After stages 1 and 2, the state is identical: \(P_{accum} = 0.5555\), \(P_{stage} = 3\). The new stage 3 fires:

Stage 3 (\(\kappa = 3\)):

Guard \([\kappa = 3]\) is true, so \({t_{stage}}^{(3)}\) is enabled.
DT sub-module fires: \(G(r_{3a}) = [2.0 \leq 4.0] \wedge [7.0 > 6.0] = \text{true}\), matched leaf value \(v_3 = +1.2\).
\(P_{accum} \leftarrow 0.5555 + 0.1 \times 1.2 = 0.5555 + 0.12 = 0.6755\).
\(P_{stage} \leftarrow 4\).

Finalize (\(\kappa = 4 = K{+}1\)):

\(t_{finalize}\) fires, deposits \(s_3 = 0.6755\) in \(P_{result}\).

Activation:

\[p = \sigma(0.6755) = \frac{1}{1 + e^{-0.6755}} = \frac{1}{1 + 0.5090} \approx 0.6626\]

\[\hat{y} = 1 \quad (\text{since } 0.6626 \geq 0.5)\]

Accumulated score matches the extended formula:

\[s_3 = s_0 + \eta v_1 + \eta v_2 + \eta v_3 = 0.4055 + 0.24 + (-0.09) + 0.12 = 0.6755 \quad \checkmark\]

Why the invariant is preserved: Adding stage \(K+1\) to a valid \(K\)-stage channel requires only:

One new substitution transition \({t_{stage}}^{(K+1)}\) with guard \([\kappa = K{+}1]\).
\(SM_{ch}({t_{stage}}^{(K+1)}) = s_{DT}\) — same leaf module type, new rule set.
Port-socket bindings identical to all existing stages.
Update \(t_{finalize}\)’s guard from \([\kappa = K{+}1]\) to \([\kappa = K{+}2]\).
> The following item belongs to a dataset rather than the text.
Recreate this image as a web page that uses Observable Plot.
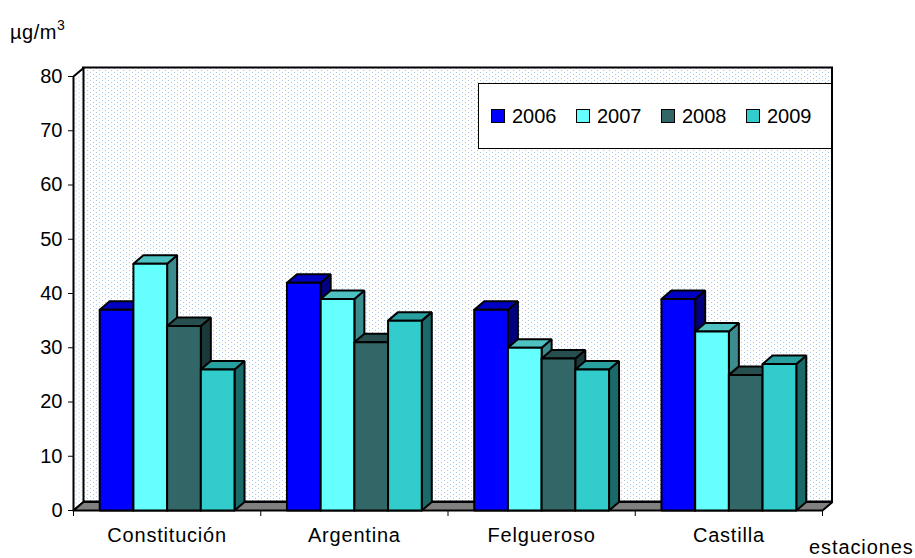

The stage counter ensures that stages 1 through \(K\) execute identically to the \(K\)-stage case (their guards and rule sets are unchanged). Stage \(K+1\) fires only after \(P_{stage} = K{+}1\), extending the accumulation by exactly \(\eta \cdot v_{K+1}\):

\[{s_{K+1}}^{(c)} = {s_K}^{(c)} + \eta \cdot {v_{K+1}}^{(c)}\]

The finalize transition then deposits the updated score. The DT invariant guarantees exactly one rule fires per stage, the stage counter guarantees sequential order, and the additive formula generalises directly.

Conclusion: By induction on \(K\), the GBDT HCPN construction correctly accumulates scores for any number of boosting stages. Each additional stage adds one substitution transition and one additive contribution, without affecting the existing stages or their determinism guarantees.